> Supplied information
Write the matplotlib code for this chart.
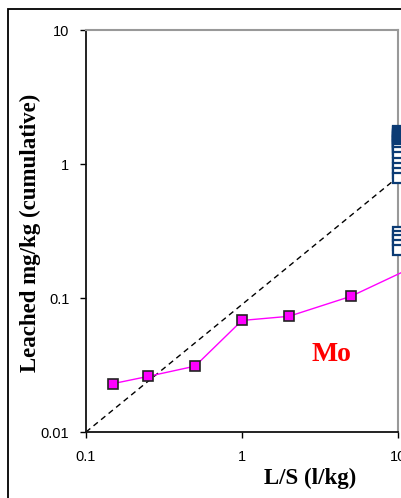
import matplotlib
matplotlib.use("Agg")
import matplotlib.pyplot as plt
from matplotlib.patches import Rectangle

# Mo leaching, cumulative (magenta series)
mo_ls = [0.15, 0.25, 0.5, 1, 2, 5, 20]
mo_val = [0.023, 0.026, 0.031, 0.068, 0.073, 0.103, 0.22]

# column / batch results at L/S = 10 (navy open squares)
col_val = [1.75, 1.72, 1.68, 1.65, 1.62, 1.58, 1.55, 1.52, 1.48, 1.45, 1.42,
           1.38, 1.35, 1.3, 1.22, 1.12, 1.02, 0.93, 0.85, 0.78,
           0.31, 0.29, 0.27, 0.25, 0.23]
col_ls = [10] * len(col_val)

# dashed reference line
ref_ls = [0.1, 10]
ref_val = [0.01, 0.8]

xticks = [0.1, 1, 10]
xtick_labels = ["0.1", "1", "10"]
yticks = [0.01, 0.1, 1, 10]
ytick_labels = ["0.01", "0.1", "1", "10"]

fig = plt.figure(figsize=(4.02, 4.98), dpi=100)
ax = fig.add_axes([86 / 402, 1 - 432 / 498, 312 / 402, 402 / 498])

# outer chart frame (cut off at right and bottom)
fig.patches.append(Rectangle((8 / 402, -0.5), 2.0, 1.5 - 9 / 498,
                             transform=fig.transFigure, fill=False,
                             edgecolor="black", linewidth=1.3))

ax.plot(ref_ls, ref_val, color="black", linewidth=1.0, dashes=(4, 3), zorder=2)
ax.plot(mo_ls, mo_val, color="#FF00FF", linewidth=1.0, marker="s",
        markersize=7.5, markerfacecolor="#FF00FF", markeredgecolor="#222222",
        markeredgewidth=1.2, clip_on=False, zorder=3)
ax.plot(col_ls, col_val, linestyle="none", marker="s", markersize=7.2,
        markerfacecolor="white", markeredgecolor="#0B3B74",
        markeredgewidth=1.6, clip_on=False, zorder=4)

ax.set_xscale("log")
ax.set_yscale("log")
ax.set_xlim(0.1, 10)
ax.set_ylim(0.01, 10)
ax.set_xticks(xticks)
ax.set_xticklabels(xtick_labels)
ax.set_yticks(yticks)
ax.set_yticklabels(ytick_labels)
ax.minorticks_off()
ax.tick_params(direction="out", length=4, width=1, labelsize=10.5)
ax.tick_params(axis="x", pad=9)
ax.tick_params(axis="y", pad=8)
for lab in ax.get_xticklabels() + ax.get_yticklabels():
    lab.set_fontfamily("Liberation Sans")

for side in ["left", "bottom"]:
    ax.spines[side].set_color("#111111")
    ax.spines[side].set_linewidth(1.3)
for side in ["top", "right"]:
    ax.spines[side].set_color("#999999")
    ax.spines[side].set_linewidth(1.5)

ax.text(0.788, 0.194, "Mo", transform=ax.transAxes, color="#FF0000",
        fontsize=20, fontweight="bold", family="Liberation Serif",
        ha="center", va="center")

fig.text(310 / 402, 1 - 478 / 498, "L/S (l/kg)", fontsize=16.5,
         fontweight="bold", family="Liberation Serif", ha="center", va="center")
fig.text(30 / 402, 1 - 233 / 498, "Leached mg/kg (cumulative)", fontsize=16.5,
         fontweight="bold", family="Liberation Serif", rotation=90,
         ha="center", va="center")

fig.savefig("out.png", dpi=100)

> Written task
Go through the data above and transcribe it in full, omitting any image.

> Response to this exercise
Write the matplotlib code for this chart.
import matplotlib
matplotlib.use("Agg")
import matplotlib.pyplot as plt
from matplotlib.patches import Rectangle

# Mo leaching, cumulative (magenta series)
mo_ls = [0.15, 0.25, 0.5, 1, 2, 5, 20]
mo_val = [0.023, 0.026, 0.031, 0.068, 0.073, 0.103, 0.22]

# column / batch results at L/S = 10 (navy open squares)
col_val = [1.75, 1.72, 1.68, 1.65, 1.62, 1.58, 1.55, 1.52, 1.48, 1.45, 1.42,
           1.38, 1.35, 1.3, 1.22, 1.12, 1.02, 0.93, 0.85, 0.78,
           0.31, 0.29, 0.27, 0.25, 0.23]
col_ls = [10] * len(col_val)

# dashed reference line
ref_ls = [0.1, 10]
ref_val = [0.01, 0.8]

xticks = [0.1, 1, 10]
xtick_labels = ["0.1", "1", "10"]
yticks = [0.01, 0.1, 1, 10]
ytick_labels = ["0.01", "0.1", "1", "10"]

fig = plt.figure(figsize=(4.02, 4.98), dpi=100)
ax = fig.add_axes([86 / 402, 1 - 432 / 498, 312 / 402, 402 / 498])

# outer chart frame (cut off at right and bottom)
fig.patches.append(Rectangle((8 / 402, -0.5), 2.0, 1.5 - 9 / 498,
                             transform=fig.transFigure, fill=False,
                             edgecolor="black", linewidth=1.3))

ax.plot(ref_ls, ref_val, color="black", linewidth=1.0, dashes=(4, 3), zorder=2)
ax.plot(mo_ls, mo_val, color="#FF00FF", linewidth=1.0, marker="s",
        markersize=7.5, markerfacecolor="#FF00FF", markeredgecolor="#222222",
        markeredgewidth=1.2, clip_on=False, zorder=3)
ax.plot(col_ls, col_val, linestyle="none", marker="s", markersize=7.2,
        markerfacecolor="white", markeredgecolor="#0B3B74",
        markeredgewidth=1.6, clip_on=False, zorder=4)

ax.set_xscale("log")
ax.set_yscale("log")
ax.set_xlim(0.1, 10)
ax.set_ylim(0.01, 10)
ax.set_xticks(xticks)
ax.set_xticklabels(xtick_labels)
ax.set_yticks(yticks)
ax.set_yticklabels(ytick_labels)
ax.minorticks_off()
ax.tick_params(direction="out", length=4, width=1, labelsize=10.5)
ax.tick_params(axis="x", pad=9)
ax.tick_params(axis="y", pad=8)
for lab in ax.get_xticklabels() + ax.get_yticklabels():
    lab.set_fontfamily("Liberation Sans")

for side in ["left", "bottom"]:
    ax.spines[side].set_color("#111111")
    ax.spines[side].set_linewidth(1.3)
for side in ["top", "right"]:
    ax.spines[side].set_color("#999999")
    ax.spines[side].set_linewidth(1.5)

ax.text(0.788, 0.194, "Mo", transform=ax.transAxes, color="#FF0000",
        fontsize=20, fontweight="bold", family="Liberation Serif",
        ha="center", va="center")

fig.text(310 / 402, 1 - 478 / 498, "L/S (l/kg)", fontsize=16.5,
         fontweight="bold", family="Liberation Serif", ha="center", va="center")
fig.text(30 / 402, 1 - 233 / 498, "Leached mg/kg (cumulative)", fontsize=16.5,
         fontweight="bold", family="Liberation Serif", rotation=90,
         ha="center", va="center")

fig.savefig("out.png", dpi=100)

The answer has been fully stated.